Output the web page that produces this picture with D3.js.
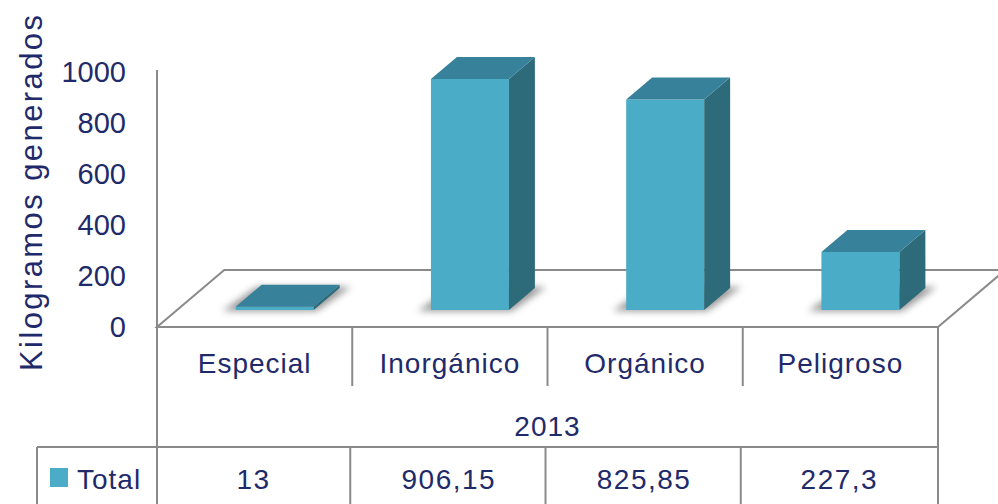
<!DOCTYPE html>
<html>
<head>
<meta charset="utf-8">
<script src="https://cdn.jsdelivr.net/npm/d3@7"></script>
<style>
    body { margin: 0; background: #fff; }
    text { font-family: "Liberation Sans", Arial, sans-serif; fill: #1f2a6b; }
</style>
</head>
<body>
<script>
// data (kg generated, 2013)
var categories = ["Especial", "Inorgánico", "Orgánico", "Peligroso"];
var totals = [13, 906.15, 825.85, 227.3];
var yearLabel = "2013";
var seriesName = "Total";
var yTicks = [0, 200, 400, 600, 800, 1000];

var width = 998, height = 504;
var floorY = 327,           // front edge of the floor
    depth = 57,             // floor depth (screen px upwards)
    slant = 1.18,           // x shift per px of depth
    barZ0 = 17, barZ1 = 39, // bar front / back depth
    barW = 78;

var colFront = "#4aacc6", colSide = "#2e6b7a", colTop = "#37819a",
    lineCol = "#8a8a8a";

function proj(x, y, z) { return [x + z * slant, y - z]; }

var x = d3.scaleBand()
    .domain(categories)
    .range([157, 938]);

var y = d3.scaleLinear()
    .domain([0, 1000])
    .range([floorY, floorY - 255]);

var svg = d3.select("body").append("svg")
    .attr("width", width)
    .attr("height", height);

var defs = svg.append("defs");
defs.append("filter").attr("id", "blur")
    .attr("x", "-50%").attr("y", "-50%")
    .attr("width", "200%").attr("height", "200%")
    .append("feGaussianBlur").attr("stdDeviation", 3.5);

var line = d3.line();

// floor
var x0 = x.range()[0], x1 = x.range()[1];
svg.append("path")
    .attr("d", line([proj(x0, floorY, 0), proj(x1, floorY, 0),
        proj(x1, floorY, depth), proj(x0, floorY, depth)]) + "Z")
    .attr("fill", "#fff")
    .attr("stroke", lineCol)
    .attr("stroke-width", 2);

// soft shadows under the bars
svg.selectAll("path.shadow")
    .data(categories)
    .enter().append("path")
    .attr("class", "shadow")
    .attr("d", function(d) {
        var bx = x(d) + (x.bandwidth() - barW) / 2;
        return line([proj(bx - 12, floorY, barZ0 - 1), proj(bx + barW + 4, floorY, barZ0 - 1),
            proj(bx + barW + 10, floorY, barZ1 + 1), proj(bx - 6, floorY, barZ1 + 1)]) + "Z";
    })
    .attr("fill", "#444")
    .attr("opacity", 0.55)
    .attr("filter", "url(#blur)");

// bars
var bars = svg.selectAll("g.bar")
    .data(categories.map(function(c, i) { return {cat: c, value: totals[i]}; }))
    .enter().append("g")
    .attr("class", "bar");

function face(d, which) {
    var bx = x(d.cat) + (x.bandwidth() - barW) / 2;
    var yb = y(0), yt = y(d.value);
    if (which == "front") {
        return line([proj(bx, yb, barZ0), proj(bx + barW, yb, barZ0),
            proj(bx + barW, yt, barZ0), proj(bx, yt, barZ0)]) + "Z";
    } else if (which == "side") {
        return line([proj(bx + barW, yb, barZ0), proj(bx + barW, yb, barZ1),
            proj(bx + barW, yt, barZ1), proj(bx + barW, yt, barZ0)]) + "Z";
    }
    return line([proj(bx, yt, barZ0), proj(bx + barW, yt, barZ0),
        proj(bx + barW, yt, barZ1), proj(bx, yt, barZ1)]) + "Z";
}

bars.append("path").attr("d", function(d) { return face(d, "front"); })
    .attr("fill", colFront);
bars.append("path").attr("d", function(d) { return face(d, "side"); })
    .attr("fill", colSide);
bars.append("path").attr("d", function(d) { return face(d, "top"); })
    .attr("fill", colTop);

// y axis labels
var yAxis = svg.append("g")
    .attr("transform", "translate(157,0)")
    .call(d3.axisLeft(y).tickValues(yTicks).tickFormat(d3.format("d"))
        .tickSize(0).tickPadding(31));
yAxis.select(".domain").remove();
yAxis.selectAll("text")
    .attr("fill", "#1f2a6b")
    .style("font-size", "29px")
    .style("font-family", "Liberation Sans, Arial, sans-serif");

svg.append("text")
    .attr("transform", "translate(42,193) rotate(-90)")
    .attr("text-anchor", "middle")
    .attr("textLength", 356)
    .attr("lengthAdjust", "spacing")
    .style("font-size", "31px")
    .text("Kilogramos generados");

// data table lines
var tbl = svg.append("g")
    .attr("stroke", lineCol)
    .attr("stroke-width", 2)
    .attr("fill", "none");
var rowCat = 386, rowYear = 447, rowEnd = 510;

tbl.append("line").attr("x1", x0).attr("x2", x0).attr("y1", 70).attr("y2", rowEnd);
tbl.append("line").attr("x1", x1).attr("x2", x1).attr("y1", floorY).attr("y2", rowEnd);
tbl.append("line").attr("x1", 37).attr("x2", x1).attr("y1", rowYear).attr("y2", rowYear);
tbl.append("line").attr("x1", 37).attr("x2", 37).attr("y1", rowYear).attr("y2", rowEnd);

tbl.selectAll("line.div")
    .data(categories.slice(1))
    .enter().append("line")
    .attr("class", "div")
    .attr("x1", function(d) { return x(d); })
    .attr("x2", function(d) { return x(d); })
    .attr("y1", floorY)
    .attr("y2", rowCat);

tbl.selectAll("line.div2")
    .data(categories.slice(1))
    .enter().append("line")
    .attr("class", "div2")
    .attr("x1", function(d) { return x(d) - 2; })
    .attr("x2", function(d) { return x(d) - 2; })
    .attr("y1", rowYear)
    .attr("y2", rowEnd);

// category labels
svg.selectAll("text.cat")
    .data(categories)
    .enter().append("text")
    .attr("class", "cat")
    .attr("x", function(d) { return x(d) + x.bandwidth() / 2; })
    .attr("y", 373)
    .attr("text-anchor", "middle")
    .style("font-size", "28px")
    .style("letter-spacing", "1px")
    .text(function(d) { return d; });

svg.append("text")
    .attr("x", (x0 + x1) / 2)
    .attr("y", 436)
    .attr("text-anchor", "middle")
    .style("font-size", "28px")
    .style("letter-spacing", "1px")
    .text(yearLabel);

// value row
svg.selectAll("text.val")
    .data(totals)
    .enter().append("text")
    .attr("class", "val")
    .attr("x", function(d, i) { return x(categories[i]) + x.bandwidth() / 2 - 1; })
    .attr("y", 489)
    .attr("text-anchor", "middle")
    .style("font-size", "28px")
    .style("letter-spacing", "1.5px")
    .text(function(d) { return String(d).replace(".", ","); });

// legend key
svg.append("rect")
    .attr("x", 50).attr("y", 468)
    .attr("width", 18).attr("height", 19)
    .attr("fill", colFront);
svg.append("text")
    .attr("x", 77)
    .attr("y", 489)
    .style("font-size", "28px")
    .style("letter-spacing", "1px")
    .text(seriesName);
</script>
</body>
</html>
-------
> **Given problem**:
Copy the material above exactly and drop the pictures.

> **Finished exercise**:
Output the web page that produces this picture with D3.js.
<!DOCTYPE html>
<html>
<head>
<meta charset="utf-8">
<script src="https://cdn.jsdelivr.net/npm/d3@7"></script>
<style>
    body { margin: 0; background: #fff; }
    text { font-family: "Liberation Sans", Arial, sans-serif; fill: #1f2a6b; }
</style>
</head>
<body>
<script>
// data (kg generated, 2013)
var categories = ["Especial", "Inorgánico", "Orgánico", "Peligroso"];
var totals = [13, 906.15, 825.85, 227.3];
var yearLabel = "2013";
var seriesName = "Total";
var yTicks = [0, 200, 400, 600, 800, 1000];

var width = 998, height = 504;
var floorY = 327,           // front edge of the floor
    depth = 57,             // floor depth (screen px upwards)
    slant = 1.18,           // x shift per px of depth
    barZ0 = 17, barZ1 = 39, // bar front / back depth
    barW = 78;

var colFront = "#4aacc6", colSide = "#2e6b7a", colTop = "#37819a",
    lineCol = "#8a8a8a";

function proj(x, y, z) { return [x + z * slant, y - z]; }

var x = d3.scaleBand()
    .domain(categories)
    .range([157, 938]);

var y = d3.scaleLinear()
    .domain([0, 1000])
    .range([floorY, floorY - 255]);

var svg = d3.select("body").append("svg")
    .attr("width", width)
    .attr("height", height);

var defs = svg.append("defs");
defs.append("filter").attr("id", "blur")
    .attr("x", "-50%").attr("y", "-50%")
    .attr("width", "200%").attr("height", "200%")
    .append("feGaussianBlur").attr("stdDeviation", 3.5);

var line = d3.line();

// floor
var x0 = x.range()[0], x1 = x.range()[1];
svg.append("path")
    .attr("d", line([proj(x0, floorY, 0), proj(x1, floorY, 0),
        proj(x1, floorY, depth), proj(x0, floorY, depth)]) + "Z")
    .attr("fill", "#fff")
    .attr("stroke", lineCol)
    .attr("stroke-width", 2);

// soft shadows under the bars
svg.selectAll("path.shadow")
    .data(categories)
    .enter().append("path")
    .attr("class", "shadow")
    .attr("d", function(d) {
        var bx = x(d) + (x.bandwidth() - barW) / 2;
        return line([proj(bx - 12, floorY, barZ0 - 1), proj(bx + barW + 4, floorY, barZ0 - 1),
            proj(bx + barW + 10, floorY, barZ1 + 1), proj(bx - 6, floorY, barZ1 + 1)]) + "Z";
    })
    .attr("fill", "#444")
    .attr("opacity", 0.55)
    .attr("filter", "url(#blur)");

// bars
var bars = svg.selectAll("g.bar")
    .data(categories.map(function(c, i) { return {cat: c, value: totals[i]}; }))
    .enter().append("g")
    .attr("class", "bar");

function face(d, which) {
    var bx = x(d.cat) + (x.bandwidth() - barW) / 2;
    var yb = y(0), yt = y(d.value);
    if (which == "front") {
        return line([proj(bx, yb, barZ0), proj(bx + barW, yb, barZ0),
            proj(bx + barW, yt, barZ0), proj(bx, yt, barZ0)]) + "Z";
    } else if (which == "side") {
        return line([proj(bx + barW, yb, barZ0), proj(bx + barW, yb, barZ1),
            proj(bx + barW, yt, barZ1), proj(bx + barW, yt, barZ0)]) + "Z";
    }
    return line([proj(bx, yt, barZ0), proj(bx + barW, yt, barZ0),
        proj(bx + barW, yt, barZ1), proj(bx, yt, barZ1)]) + "Z";
}

bars.append("path").attr("d", function(d) { return face(d, "front"); })
    .attr("fill", colFront);
bars.append("path").attr("d", function(d) { return face(d, "side"); })
    .attr("fill", colSide);
bars.append("path").attr("d", function(d) { return face(d, "top"); })
    .attr("fill", colTop);

// y axis labels
var yAxis = svg.append("g")
    .attr("transform", "translate(157,0)")
    .call(d3.axisLeft(y).tickValues(yTicks).tickFormat(d3.format("d"))
        .tickSize(0).tickPadding(31));
yAxis.select(".domain").remove();
yAxis.selectAll("text")
    .attr("fill", "#1f2a6b")
    .style("font-size", "29px")
    .style("font-family", "Liberation Sans, Arial, sans-serif");

svg.append("text")
    .attr("transform", "translate(42,193) rotate(-90)")
    .attr("text-anchor", "middle")
    .attr("textLength", 356)
    .attr("lengthAdjust", "spacing")
    .style("font-size", "31px")
    .text("Kilogramos generados");

// data table lines
var tbl = svg.append("g")
    .attr("stroke", lineCol)
    .attr("stroke-width", 2)
    .attr("fill", "none");
var rowCat = 386, rowYear = 447, rowEnd = 510;

tbl.append("line").attr("x1", x0).attr("x2", x0).attr("y1", 70).attr("y2", rowEnd);
tbl.append("line").attr("x1", x1).attr("x2", x1).attr("y1", floorY).attr("y2", rowEnd);
tbl.append("line").attr("x1", 37).attr("x2", x1).attr("y1", rowYear).attr("y2", rowYear);
tbl.append("line").attr("x1", 37).attr("x2", 37).attr("y1", rowYear).attr("y2", rowEnd);

tbl.selectAll("line.div")
    .data(categories.slice(1))
    .enter().append("line")
    .attr("class", "div")
    .attr("x1", function(d) { return x(d); })
    .attr("x2", function(d) { return x(d); })
    .attr("y1", floorY)
    .attr("y2", rowCat);

tbl.selectAll("line.div2")
    .data(categories.slice(1))
    .enter().append("line")
    .attr("class", "div2")
    .attr("x1", function(d) { return x(d) - 2; })
    .attr("x2", function(d) { return x(d) - 2; })
    .attr("y1", rowYear)
    .attr("y2", rowEnd);

// category labels
svg.selectAll("text.cat")
    .data(categories)
    .enter().append("text")
    .attr("class", "cat")
    .attr("x", function(d) { return x(d) + x.bandwidth() / 2; })
    .attr("y", 373)
    .attr("text-anchor", "middle")
    .style("font-size", "28px")
    .style("letter-spacing", "1px")
    .text(function(d) { return d; });

svg.append("text")
    .attr("x", (x0 + x1) / 2)
    .attr("y", 436)
    .attr("text-anchor", "middle")
    .style("font-size", "28px")
    .style("letter-spacing", "1px")
    .text(yearLabel);

// value row
svg.selectAll("text.val")
    .data(totals)
    .enter().append("text")
    .attr("class", "val")
    .attr("x", function(d, i) { return x(categories[i]) + x.bandwidth() / 2 - 1; })
    .attr("y", 489)
    .attr("text-anchor", "middle")
    .style("font-size", "28px")
    .style("letter-spacing", "1.5px")
    .text(function(d) { return String(d).replace(".", ","); });

// legend key
svg.append("rect")
    .attr("x", 50).attr("y", 468)
    .attr("width", 18).attr("height", 19)
    .attr("fill", colFront);
svg.append("text")
    .attr("x", 77)
    .attr("y", 489)
    .style("font-size", "28px")
    .style("letter-spacing", "1px")
    .text(seriesName);
</script>
</body>
</html>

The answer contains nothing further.